1. Field of the Invention
The present invention relates to an antenna structure, and more particularly, to a folded multi-band antenna capable of improving impedance matching and adjusting its operating frequency bands.
2. Description of the Prior Art
As wireless telecommunication develops with the trend of micro-sized mobile communication products, the location and the space arranged for antennas are limited. Therefore, some built-in micro antennas have been developed. Currently, micro antennas such as chip antennas, planar antennas etc are commonly used. All these antennas have the feature of small volume. Additionally, planar antennas are also designed in many types such as microstrip antennas, printed antennas and planar inverted F antennas (PIFA). These antennas are widespread applied to GSM, DCS, UMTS, WLAN, Bluetooth, etc.
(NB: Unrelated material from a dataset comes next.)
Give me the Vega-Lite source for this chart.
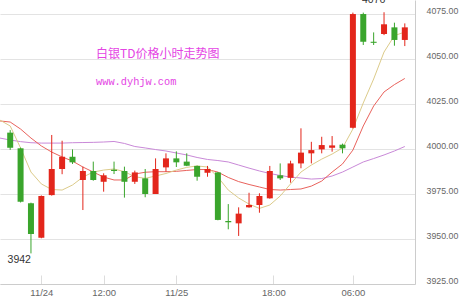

Please refer to FIG. 1. FIG. 1 is a diagram of a conventional planar inverted F antenna (PIFA) 100 according to the prior art. The PIFA 100 consists of a radiation element 110, a grounding element 120, and two conductive pins 130 and 140. The conductive pin 130 is coupled to the grounding element 120 to be used as a grounding point, and the conductive pin 140 passes through the grounding element 120 and is further coupled to a wireless transceiver circuit (not shown) to be used as a signal feeding point. In this way, when the conductive pin 140 feeds a current into the radiation element 110, the current is divided into two current paths I1 and I2. Path lengths of these two current paths I1 and I2 are different from each other, wherein the path length of the first current path I1 is approximately one-fourth of a wavelength (λ/4) of a first resonance mode generated by the planar inverted F antenna 100 and the path length of the second current path I2 is approximately one-fourth of a wavelength of a second resonance mode generated by the planar inverted F antenna 100. In other words, the conventional PIFA 100 is capable of transmitting/receiving electromagnetic waves of two different frequencies.
Since the radiation element 110 of the conventional PIFA 100 is a rectangular-shaped plane, it occupies a large area, which is inconsistent with market demands of thin and light volume. In addition, as the conductive pins 130 and 140 are disposed between the radiation element 110 and the grounding element 120, its size and location are fixed. Accordingly, it is difficult to adjust impedance matching and operating frequency band of the conventional PIFA 100 depending on design requirements.